Surviving this process requires knowing what you’re up against. The most competitive schemes use a three-layer system that systematically filters out the majority of applicants before a human ever reads their application in detail.
Your Action Plan: Understanding the UK Graduate Scheme Filtering System
- Layer 1 – The Academic Threshold: This is the first and simplest filter. Meeting the minimum degree requirement (e.g., a 2:1 in any discipline, or a specific subject for technical roles) is a binary check. You either pass or you don’t. This is an automated ATS function, and there is no room for negotiation.
- Layer 2 – Gamified Psychometric Assessments: After passing the academic check, you’ll often be sent a link to a gamified assessment from platforms like Pymetrics or Arctic Shores. These are not ‘tests’ you can revise for. They measure cognitive and behavioral traits like risk aversion, short-term memory, and altruism. Your performance creates a profile that is compared against the profiles of the company’s top performers. If you don’t match, you’re out.

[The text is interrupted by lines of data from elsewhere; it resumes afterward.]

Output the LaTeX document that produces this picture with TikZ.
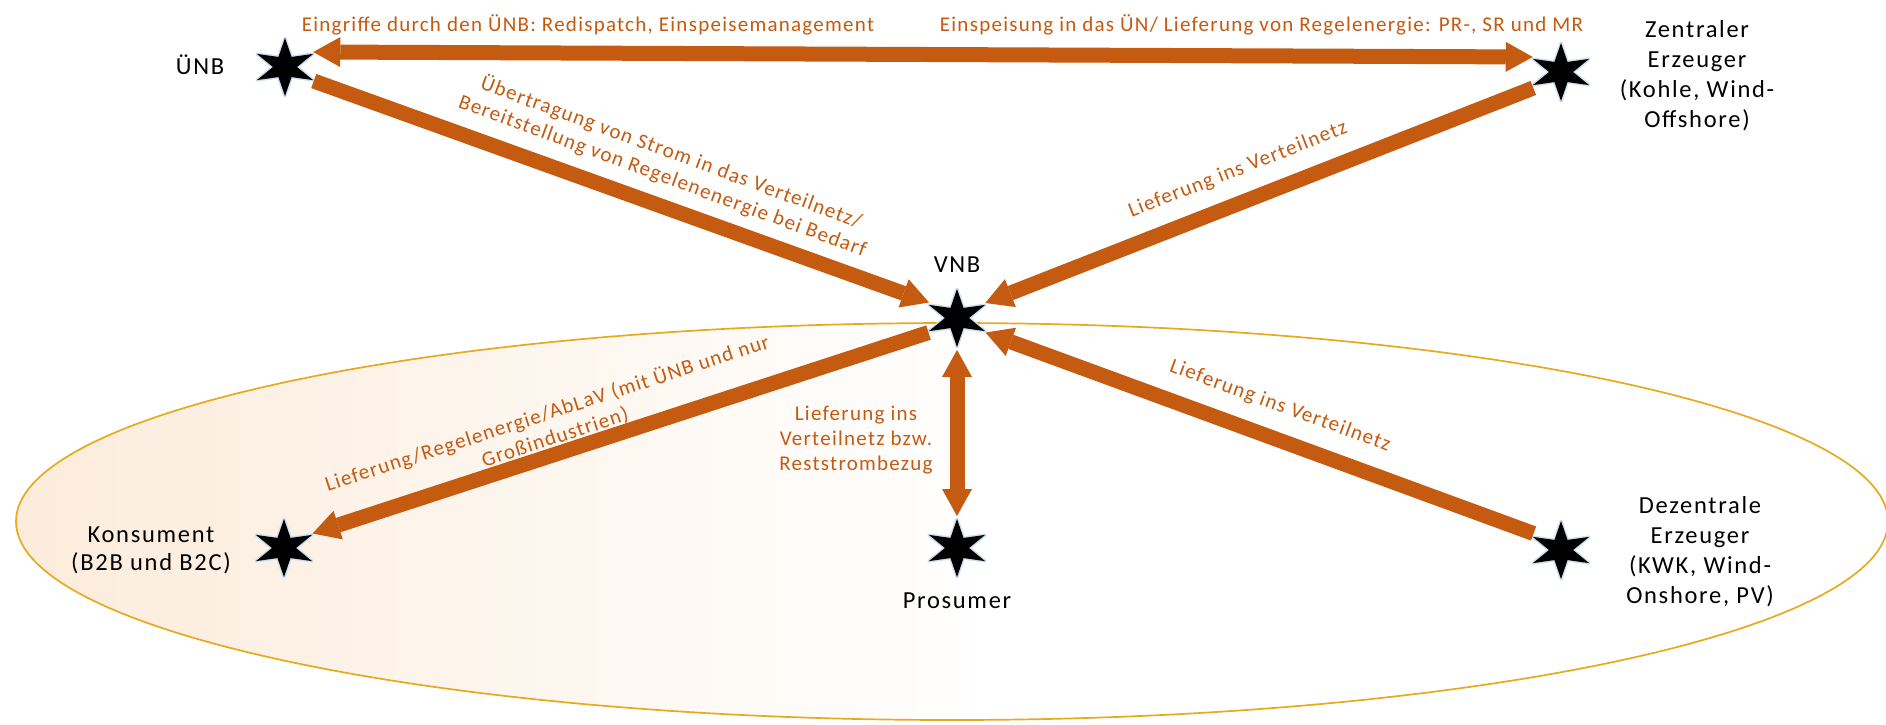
\documentclass[tikz,border=0pt]{standalone}
\usepackage{fontspec}
\setmainfont{Carlito}
\newfontfamily\lblfont[LetterSpace=7]{Carlito}
\newfontfamily\arrfont[LetterSpace=6]{Carlito}
\usetikzlibrary{arrows.meta}
\definecolor{arrorange}{RGB}{197,90,17}
\definecolor{ringgold}{RGB}{230,170,30}
\definecolor{tint}{RGB}{252,236,220}
\definecolor{starglow}{RGB}{205,224,240}
\tikzset{
  hub/.style={circle, minimum size=64pt, inner sep=0pt, outer sep=0pt},
  lbl/.style={font=\lblfont\fontsize{24.5}{30}\selectfont, align=center, text=black, inner sep=0pt},
  alb/.style={font=\arrfont\fontsize{21}{25}\selectfont, align=center, text=arrorange, inner sep=0pt},
  flow/.style={draw=arrorange, line width=15pt, -{Triangle[width=30pt,length=27pt,line width=0pt]}},
  flowboth/.style={draw=arrorange, line width=15pt, {Triangle[width=30pt,length=27pt,line width=0pt]}-{Triangle[width=30pt,length=27pt,line width=0pt]}},
  sixstar/.pic={
    \draw[starglow, line width=3pt, line join=round] (90:29) -- (57:12) -- (25:31) -- (0:12) -- (-25:31) -- (-57:12) -- (-90:29) -- (-123:12) -- (-155:31) -- (180:12) -- (155:31) -- (123:12) -- cycle;
    \fill[black] (90:29) -- (57:12) -- (25:31) -- (0:12) -- (-25:31) -- (-57:12) -- (-90:29) -- (-123:12) -- (-155:31) -- (180:12) -- (155:31) -- (123:12) -- cycle;
  }
}
\begin{document}
\begin{tikzpicture}[x=1pt,y=-1pt]
\useasboundingbox (0,0) rectangle (1886,724);
\fill[white] (0,0) rectangle (1886,724);
% ring: pale orange on the left fading to white towards the middle
\begin{scope}
\clip (952,521.5) ellipse [x radius=936pt, y radius=198.5pt];
\foreach \i in {0,...,47} {
  \pgfmathsetmacro\p{100*(1-\i/48)}
  \fill[tint!\p!white] ({16+\i*20},300) rectangle ({16+\i*20+21},730);
}
\end{scope}
\begin{scope}
\clip (0,0) rectangle (1886,724);
\draw[ringgold, line width=1.7pt] (952,521.5) ellipse [x radius=936pt, y radius=198.5pt];
\end{scope}

% stations
\node[hub] (unb) at (285,67) {};
\node[hub] (zen) at (1561,72) {};
\node[hub] (vnb) at (957,318) {};
\node[hub] (kon) at (284,548) {};
\node[hub] (pro) at (957,548) {};
\node[hub] (dez) at (1561,550) {};
\foreach \n in {unb,zen,vnb,kon,pro,dez} \pic at (\n) {sixstar};

% connectors
\draw[flowboth] (unb.28) -- (zen.152);
\draw[flow] (unb.-26) -- (vnb.151);
\draw[flow] (zen.-150) -- (vnb.28);
\draw[flow] (vnb.-153) -- (kon.27);
\draw[flowboth] (vnb.-90) -- (pro.90);
\draw[flow] (dez.149) -- (vnb.-27);

% station labels
\node[lbl, anchor=base] (unbl) at (200,74) {ÜNB};
\node[lbl, anchor=base] (vnbl) at (957,272) {VNB};
\node[lbl, anchor=base] (prol) at (957,608) {Prosumer};
\node[lbl] (zenl) at (1697,76) {Zentraler\\Erzeuger\\(Kohle, Wind-\\Offshore)};
\node[lbl] (dezl) at (1700,552) {Dezentrale\\Erzeuger\\(KWK, Wind-\\Onshore, PV)};
\node[lbl, font=\lblfont\fontsize{24.5}{28}\selectfont] (konl) at (151,550) {Konsument\\(B2B und B2C)};

% connector labels
\node[alb, anchor=base] (l1) at (588,31.5) {Eingriffe durch den ÜNB: Redispatch, Einspeisemanagement};
\node[alb, anchor=base] (l2) at (1261.5,31.5) {Einspeisung in das ÜN/ Lieferung von Regelenergie: PR-, SR und MR};
\node[alb, rotate=-20.2] (l3) at (667,164) {Übertragung von Strom in das Verteilnetz/\\Bereitstellung von Regelenenergie bei Bedarf};
\node[alb, rotate=21.4] (l4) at (1238,170) {Lieferung ins Verteilnetz};
\node[alb, rotate=18] (l5) at (551,425) {Lieferung/Regelenergie/AbLaV (mit ÜNB und nur\\Großindustrien)};
\node[alb, rotate=-20] (l6) at (1280,406) {Lieferung ins Verteilnetz};
\node[alb] (l7) at (856,440) {Lieferung ins\\Verteilnetz bzw.\\Reststrombezug};
\end{tikzpicture}
\end{document}
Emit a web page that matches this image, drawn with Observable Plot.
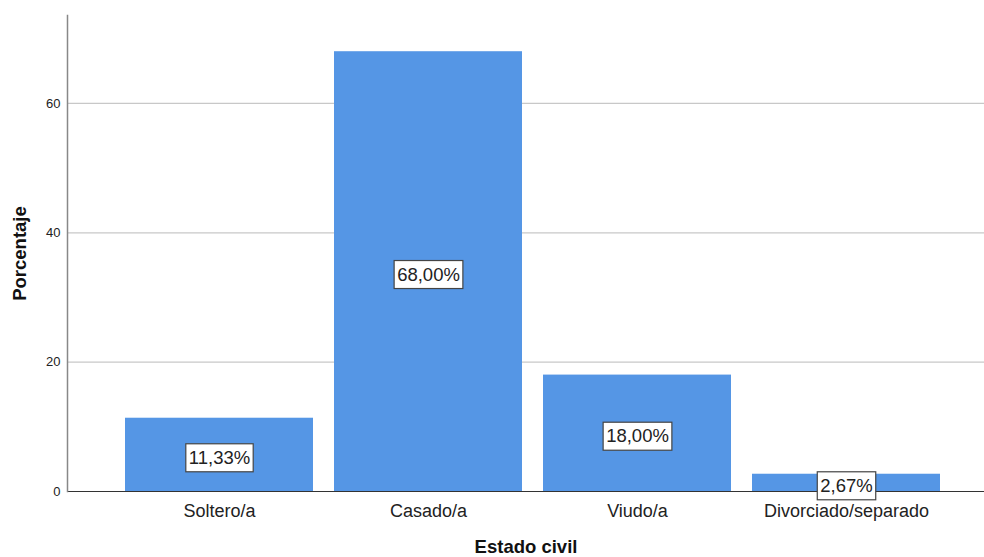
<!DOCTYPE html>
<html>
<head>
<meta charset="utf-8">
<script src="https://cdn.jsdelivr.net/npm/d3@7"></script>
<script src="https://cdn.jsdelivr.net/npm/@observablehq/plot@0.6"></script>
<style>
  html, body { margin: 0; padding: 0; background: #fff; }
  #chart { width: 984px; height: 557px; }
  svg { font-family: "Liberation Sans", Arial, sans-serif; }
</style>
</head>
<body>
<div id="chart"></div>
<script>
// Estado civil: percentage of respondents per category
const categories = ["Soltero/a", "Casado/a", "Viudo/a", "Divorciado/separado"];
const percentages = [11.33, 68.00, 18.00, 2.67];
const yTicks = [0, 20, 40, 60];

const data = categories.map((c, i) => ({ estado: c, pct: percentages[i] }));
const fmt = v => v.toFixed(2).replace(".", ",") + "%";

const W = 984, H = 557;
const mL = 67, mR = 0, mT = 15, mB = 66;

const chart = Plot.plot({
  width: W,
  height: H,
  marginLeft: mL,
  marginRight: mR,
  marginTop: mT,
  marginBottom: mB,
  style: { fontFamily: "'Liberation Sans', Arial, sans-serif", background: "#fff" },
  x: { domain: categories, range: [124, 940], paddingInner: 0.102, paddingOuter: 0, label: null },
  y: { domain: [0, 73.6], label: null },
  marks: [
    Plot.gridY(yTicks.filter(t => t > 0), { stroke: "#c8c8c8", strokeOpacity: 1, strokeWidth: 1.3 }),
    Plot.barY(data, { x: "estado", y: "pct", fill: "#5596e5" }),
    Plot.ruleY([0], { stroke: "#333", strokeWidth: 1.2 }),
    Plot.frame({ anchor: "left", stroke: "#888", strokeWidth: 1.5 }),
    Plot.axisY(yTicks, { tickSize: 0, tickPadding: 7, fontSize: 13, fill: "#222", label: null }),
    Plot.axisX({ tickSize: 0, tickPadding: 13, fontSize: 18, fill: "#222", label: null }),
    Plot.text(data, {
      x: "estado", y: d => d.pct / 2, text: d => fmt(d.pct),
      fontSize: 18.5, fill: "#222", dy: 3, className: "val-label"
    }),
    Plot.text(["Estado civil"], {
      frameAnchor: "bottom", dy: 61, text: d => d, fontSize: 18.5, fontWeight: "bold", fill: "#111"
    }),
    Plot.text(["Porcentaje"], {
      frameAnchor: "left", dx: -47, rotate: -90, textAnchor: "middle",
      text: d => d, fontSize: 18.5, fontWeight: "bold", fill: "#111"
    })
  ]
});

document.getElementById("chart").appendChild(chart);

// White boxes with a thin border behind each value label
const svgNS = "http://www.w3.org/2000/svg";
chart.querySelectorAll("g.val-label text").forEach(t => {
  const b = t.getBBox();
  const r = document.createElementNS(svgNS, "rect");
  const padX = 3, padY = 4;
  r.setAttribute("x", b.x - padX);
  r.setAttribute("y", b.y - padY + 1);
  r.setAttribute("width", b.width + 2 * padX);
  r.setAttribute("height", b.height + 2 * padY - 1);
  r.setAttribute("fill", "#fff");
  r.setAttribute("stroke", "#444");
  r.setAttribute("stroke-width", "1.2");
  if (t.getAttribute("transform")) r.setAttribute("transform", t.getAttribute("transform"));
  t.parentNode.insertBefore(r, t);
});
</script>
</body>
</html>
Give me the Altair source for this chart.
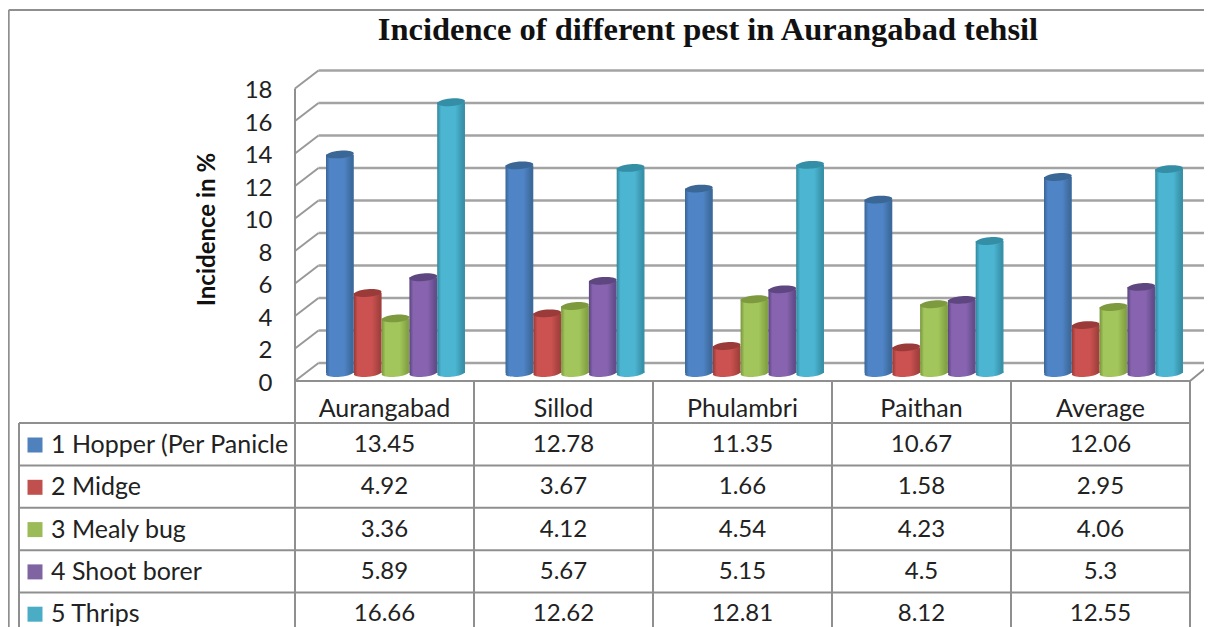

- Layer 3 – Situational Judgement Tests (SJTs): If you pass the gamified assessment, the next filter is often an SJT. You’ll be presented with a series of hypothetical workplace scenarios specific to the company or industry and asked to choose the best course of action. This tests your problem-solving approach, personality, and “commercial awareness” far more effectively than a CV can, filtering for candidates who align with the company’s culture and values.
Only after clearing these three automated hurdles does your CV and cover letter typically get a detailed look from a human recruiter. Therefore, your strategy should not be to simply fire off applications, but to practice and become familiar with the format of these assessments. Many platforms offer free practice tests, and understanding the *types* of traits being measured can help you approach them more authentically and successfully.